MATERIAL PROVIDED:
* Begin *

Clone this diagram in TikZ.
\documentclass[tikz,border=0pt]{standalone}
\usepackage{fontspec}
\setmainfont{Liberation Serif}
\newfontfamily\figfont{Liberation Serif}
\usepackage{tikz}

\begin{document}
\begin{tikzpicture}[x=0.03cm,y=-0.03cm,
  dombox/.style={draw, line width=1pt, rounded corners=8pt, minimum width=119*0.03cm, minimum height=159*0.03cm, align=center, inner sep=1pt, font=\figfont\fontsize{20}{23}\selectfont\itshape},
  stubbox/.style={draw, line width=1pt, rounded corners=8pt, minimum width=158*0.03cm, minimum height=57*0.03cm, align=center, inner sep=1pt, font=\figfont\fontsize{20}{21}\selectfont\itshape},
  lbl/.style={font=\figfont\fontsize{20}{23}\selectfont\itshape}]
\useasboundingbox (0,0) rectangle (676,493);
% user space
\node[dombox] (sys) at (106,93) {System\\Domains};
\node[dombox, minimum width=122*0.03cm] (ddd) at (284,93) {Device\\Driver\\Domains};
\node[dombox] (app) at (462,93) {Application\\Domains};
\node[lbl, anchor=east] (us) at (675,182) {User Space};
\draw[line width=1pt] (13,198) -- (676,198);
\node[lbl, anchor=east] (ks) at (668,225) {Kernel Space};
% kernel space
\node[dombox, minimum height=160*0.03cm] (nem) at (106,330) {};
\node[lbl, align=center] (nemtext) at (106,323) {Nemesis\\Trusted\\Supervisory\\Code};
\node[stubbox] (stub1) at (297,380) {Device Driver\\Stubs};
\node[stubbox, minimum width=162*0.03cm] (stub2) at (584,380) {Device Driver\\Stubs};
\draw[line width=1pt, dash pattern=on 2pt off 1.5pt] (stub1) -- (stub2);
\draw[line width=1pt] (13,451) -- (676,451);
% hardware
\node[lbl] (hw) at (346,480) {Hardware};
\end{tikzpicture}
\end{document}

* End *

TASK DIRECTIONS: Restate the whole listing exactly.

WRITTEN ANSWER:
Clone this diagram in TikZ.
\documentclass[tikz,border=0pt]{standalone}
\usepackage{fontspec}
\setmainfont{Liberation Serif}
\newfontfamily\figfont{Liberation Serif}
\usepackage{tikz}

\begin{document}
\begin{tikzpicture}[x=0.03cm,y=-0.03cm,
  dombox/.style={draw, line width=1pt, rounded corners=8pt, minimum width=119*0.03cm, minimum height=159*0.03cm, align=center, inner sep=1pt, font=\figfont\fontsize{20}{23}\selectfont\itshape},
  stubbox/.style={draw, line width=1pt, rounded corners=8pt, minimum width=158*0.03cm, minimum height=57*0.03cm, align=center, inner sep=1pt, font=\figfont\fontsize{20}{21}\selectfont\itshape},
  lbl/.style={font=\figfont\fontsize{20}{23}\selectfont\itshape}]
\useasboundingbox (0,0) rectangle (676,493);
% user space
\node[dombox] (sys) at (106,93) {System\\Domains};
\node[dombox, minimum width=122*0.03cm] (ddd) at (284,93) {Device\\Driver\\Domains};
\node[dombox] (app) at (462,93) {Application\\Domains};
\node[lbl, anchor=east] (us) at (675,182) {User Space};
\draw[line width=1pt] (13,198) -- (676,198);
\node[lbl, anchor=east] (ks) at (668,225) {Kernel Space};
% kernel space
\node[dombox, minimum height=160*0.03cm] (nem) at (106,330) {};
\node[lbl, align=center] (nemtext) at (106,323) {Nemesis\\Trusted\\Supervisory\\Code};
\node[stubbox] (stub1) at (297,380) {Device Driver\\Stubs};
\node[stubbox, minimum width=162*0.03cm] (stub2) at (584,380) {Device Driver\\Stubs};
\draw[line width=1pt, dash pattern=on 2pt off 1.5pt] (stub1) -- (stub2);
\draw[line width=1pt] (13,451) -- (676,451);
% hardware
\node[lbl] (hw) at (346,480) {Hardware};
\end{tikzpicture}
\end{document}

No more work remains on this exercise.